| WHAT THIS TASK INVOLVES |
Copy out the listing that follows, exact in every word, and skip the images.

| INFORMATION SUPPLIED |
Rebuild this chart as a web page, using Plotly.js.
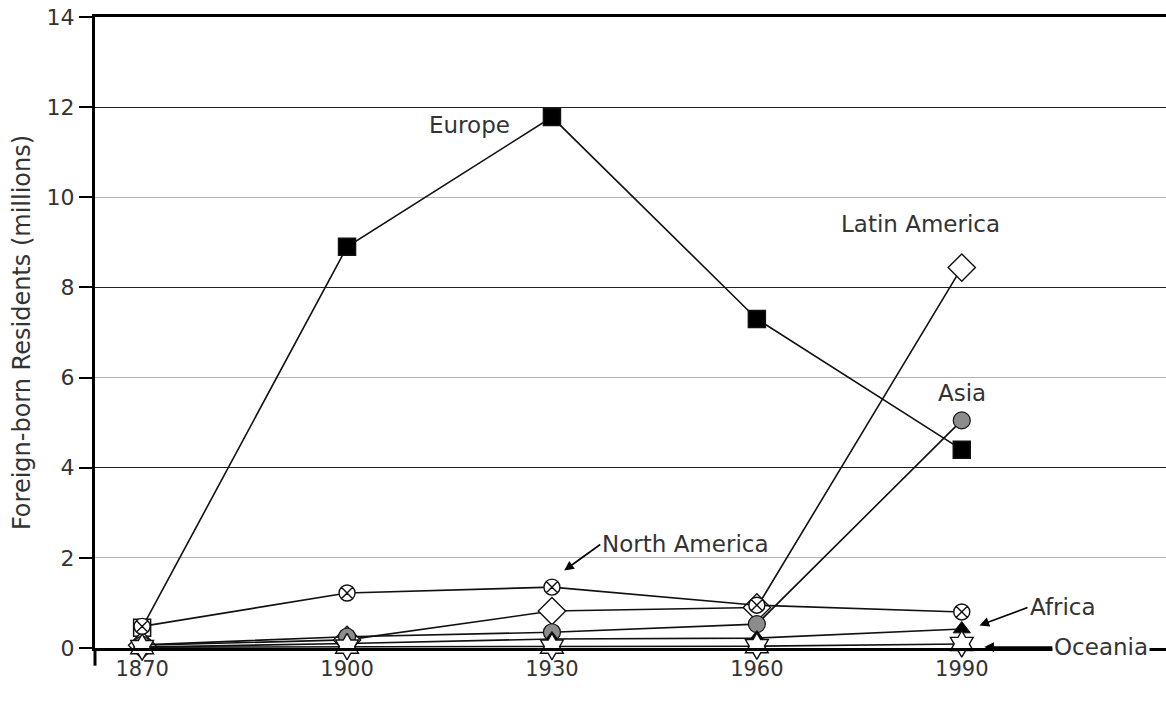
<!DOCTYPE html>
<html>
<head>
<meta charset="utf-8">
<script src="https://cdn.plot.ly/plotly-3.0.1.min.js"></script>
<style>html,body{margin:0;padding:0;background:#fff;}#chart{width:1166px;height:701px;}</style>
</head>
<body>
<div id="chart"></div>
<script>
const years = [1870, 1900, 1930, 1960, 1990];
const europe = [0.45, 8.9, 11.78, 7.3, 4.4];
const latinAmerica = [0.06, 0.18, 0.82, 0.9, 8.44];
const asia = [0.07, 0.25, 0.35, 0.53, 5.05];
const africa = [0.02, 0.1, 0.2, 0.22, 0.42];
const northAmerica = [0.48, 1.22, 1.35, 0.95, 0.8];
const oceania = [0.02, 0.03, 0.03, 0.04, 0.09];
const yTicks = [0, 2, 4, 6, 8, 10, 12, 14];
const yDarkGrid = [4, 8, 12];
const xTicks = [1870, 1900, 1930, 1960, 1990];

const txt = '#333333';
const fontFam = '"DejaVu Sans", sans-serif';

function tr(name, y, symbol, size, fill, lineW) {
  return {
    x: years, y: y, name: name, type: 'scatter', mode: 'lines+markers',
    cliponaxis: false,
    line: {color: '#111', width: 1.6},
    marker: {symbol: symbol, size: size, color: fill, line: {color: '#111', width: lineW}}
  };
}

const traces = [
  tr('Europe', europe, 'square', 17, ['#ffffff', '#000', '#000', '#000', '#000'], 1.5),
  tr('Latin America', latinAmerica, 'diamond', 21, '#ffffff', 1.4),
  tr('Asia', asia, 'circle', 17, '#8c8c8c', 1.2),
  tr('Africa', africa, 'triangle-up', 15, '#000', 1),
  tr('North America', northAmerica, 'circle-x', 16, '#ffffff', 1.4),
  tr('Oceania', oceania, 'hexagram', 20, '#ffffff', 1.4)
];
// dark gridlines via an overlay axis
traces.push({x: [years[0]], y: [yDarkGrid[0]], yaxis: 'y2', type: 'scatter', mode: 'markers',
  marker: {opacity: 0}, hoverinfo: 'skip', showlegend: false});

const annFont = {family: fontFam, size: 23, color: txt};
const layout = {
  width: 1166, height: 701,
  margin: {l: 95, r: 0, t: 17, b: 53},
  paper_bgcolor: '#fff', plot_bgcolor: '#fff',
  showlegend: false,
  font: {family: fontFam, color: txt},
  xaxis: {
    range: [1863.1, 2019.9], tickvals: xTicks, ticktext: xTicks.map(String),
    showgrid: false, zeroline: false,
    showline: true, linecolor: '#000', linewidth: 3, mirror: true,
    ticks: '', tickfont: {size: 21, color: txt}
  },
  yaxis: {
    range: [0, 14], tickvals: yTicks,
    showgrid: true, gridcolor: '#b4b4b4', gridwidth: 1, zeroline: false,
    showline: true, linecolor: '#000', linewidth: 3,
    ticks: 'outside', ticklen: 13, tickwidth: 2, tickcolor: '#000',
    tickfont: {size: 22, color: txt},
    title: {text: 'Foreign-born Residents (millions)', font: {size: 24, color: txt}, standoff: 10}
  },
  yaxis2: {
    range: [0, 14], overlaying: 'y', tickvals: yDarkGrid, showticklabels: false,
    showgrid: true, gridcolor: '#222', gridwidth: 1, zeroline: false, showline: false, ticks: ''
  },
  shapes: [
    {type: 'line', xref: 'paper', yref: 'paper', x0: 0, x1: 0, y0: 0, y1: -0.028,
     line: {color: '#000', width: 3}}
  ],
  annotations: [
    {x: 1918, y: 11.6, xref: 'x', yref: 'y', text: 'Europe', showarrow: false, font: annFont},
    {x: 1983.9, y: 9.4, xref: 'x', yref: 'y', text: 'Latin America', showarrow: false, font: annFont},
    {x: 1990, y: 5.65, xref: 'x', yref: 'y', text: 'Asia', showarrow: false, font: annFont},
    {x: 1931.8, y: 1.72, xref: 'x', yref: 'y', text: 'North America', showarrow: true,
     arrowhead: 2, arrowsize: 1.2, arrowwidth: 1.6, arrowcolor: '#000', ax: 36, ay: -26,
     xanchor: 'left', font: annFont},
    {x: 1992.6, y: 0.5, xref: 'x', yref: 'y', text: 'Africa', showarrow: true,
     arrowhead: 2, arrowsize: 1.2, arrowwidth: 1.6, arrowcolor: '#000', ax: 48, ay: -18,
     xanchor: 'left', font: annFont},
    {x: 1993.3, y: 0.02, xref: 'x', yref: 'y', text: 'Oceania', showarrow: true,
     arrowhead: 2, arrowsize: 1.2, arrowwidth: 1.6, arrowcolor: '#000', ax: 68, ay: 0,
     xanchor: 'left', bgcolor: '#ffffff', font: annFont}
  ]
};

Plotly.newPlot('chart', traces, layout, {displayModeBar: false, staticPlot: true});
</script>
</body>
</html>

| EXERCISE RESULT |
Rebuild this chart as a web page, using Plotly.js.
<!DOCTYPE html>
<html>
<head>
<meta charset="utf-8">
<script src="https://cdn.plot.ly/plotly-3.0.1.min.js"></script>
<style>html,body{margin:0;padding:0;background:#fff;}#chart{width:1166px;height:701px;}</style>
</head>
<body>
<div id="chart"></div>
<script>
const years = [1870, 1900, 1930, 1960, 1990];
const europe = [0.45, 8.9, 11.78, 7.3, 4.4];
const latinAmerica = [0.06, 0.18, 0.82, 0.9, 8.44];
const asia = [0.07, 0.25, 0.35, 0.53, 5.05];
const africa = [0.02, 0.1, 0.2, 0.22, 0.42];
const northAmerica = [0.48, 1.22, 1.35, 0.95, 0.8];
const oceania = [0.02, 0.03, 0.03, 0.04, 0.09];
const yTicks = [0, 2, 4, 6, 8, 10, 12, 14];
const yDarkGrid = [4, 8, 12];
const xTicks = [1870, 1900, 1930, 1960, 1990];

const txt = '#333333';
const fontFam = '"DejaVu Sans", sans-serif';

function tr(name, y, symbol, size, fill, lineW) {
  return {
    x: years, y: y, name: name, type: 'scatter', mode: 'lines+markers',
    cliponaxis: false,
    line: {color: '#111', width: 1.6},
    marker: {symbol: symbol, size: size, color: fill, line: {color: '#111', width: lineW}}
  };
}

const traces = [
  tr('Europe', europe, 'square', 17, ['#ffffff', '#000', '#000', '#000', '#000'], 1.5),
  tr('Latin America', latinAmerica, 'diamond', 21, '#ffffff', 1.4),
  tr('Asia', asia, 'circle', 17, '#8c8c8c', 1.2),
  tr('Africa', africa, 'triangle-up', 15, '#000', 1),
  tr('North America', northAmerica, 'circle-x', 16, '#ffffff', 1.4),
  tr('Oceania', oceania, 'hexagram', 20, '#ffffff', 1.4)
];
// dark gridlines via an overlay axis
traces.push({x: [years[0]], y: [yDarkGrid[0]], yaxis: 'y2', type: 'scatter', mode: 'markers',
  marker: {opacity: 0}, hoverinfo: 'skip', showlegend: false});

const annFont = {family: fontFam, size: 23, color: txt};
const layout = {
  width: 1166, height: 701,
  margin: {l: 95, r: 0, t: 17, b: 53},
  paper_bgcolor: '#fff', plot_bgcolor: '#fff',
  showlegend: false,
  font: {family: fontFam, color: txt},
  xaxis: {
    range: [1863.1, 2019.9], tickvals: xTicks, ticktext: xTicks.map(String),
    showgrid: false, zeroline: false,
    showline: true, linecolor: '#000', linewidth: 3, mirror: true,
    ticks: '', tickfont: {size: 21, color: txt}
  },
  yaxis: {
    range: [0, 14], tickvals: yTicks,
    showgrid: true, gridcolor: '#b4b4b4', gridwidth: 1, zeroline: false,
    showline: true, linecolor: '#000', linewidth: 3,
    ticks: 'outside', ticklen: 13, tickwidth: 2, tickcolor: '#000',
    tickfont: {size: 22, color: txt},
    title: {text: 'Foreign-born Residents (millions)', font: {size: 24, color: txt}, standoff: 10}
  },
  yaxis2: {
    range: [0, 14], overlaying: 'y', tickvals: yDarkGrid, showticklabels: false,
    showgrid: true, gridcolor: '#222', gridwidth: 1, zeroline: false, showline: false, ticks: ''
  },
  shapes: [
    {type: 'line', xref: 'paper', yref: 'paper', x0: 0, x1: 0, y0: 0, y1: -0.028,
     line: {color: '#000', width: 3}}
  ],
  annotations: [
    {x: 1918, y: 11.6, xref: 'x', yref: 'y', text: 'Europe', showarrow: false, font: annFont},
    {x: 1983.9, y: 9.4, xref: 'x', yref: 'y', text: 'Latin America', showarrow: false, font: annFont},
    {x: 1990, y: 5.65, xref: 'x', yref: 'y', text: 'Asia', showarrow: false, font: annFont},
    {x: 1931.8, y: 1.72, xref: 'x', yref: 'y', text: 'North America', showarrow: true,
     arrowhead: 2, arrowsize: 1.2, arrowwidth: 1.6, arrowcolor: '#000', ax: 36, ay: -26,
     xanchor: 'left', font: annFont},
    {x: 1992.6, y: 0.5, xref: 'x', yref: 'y', text: 'Africa', showarrow: true,
     arrowhead: 2, arrowsize: 1.2, arrowwidth: 1.6, arrowcolor: '#000', ax: 48, ay: -18,
     xanchor: 'left', font: annFont},
    {x: 1993.3, y: 0.02, xref: 'x', yref: 'y', text: 'Oceania', showarrow: true,
     arrowhead: 2, arrowsize: 1.2, arrowwidth: 1.6, arrowcolor: '#000', ax: 68, ay: 0,
     xanchor: 'left', bgcolor: '#ffffff', font: annFont}
  ]
};

Plotly.newPlot('chart', traces, layout, {displayModeBar: false, staticPlot: true});
</script>
</body>
</html>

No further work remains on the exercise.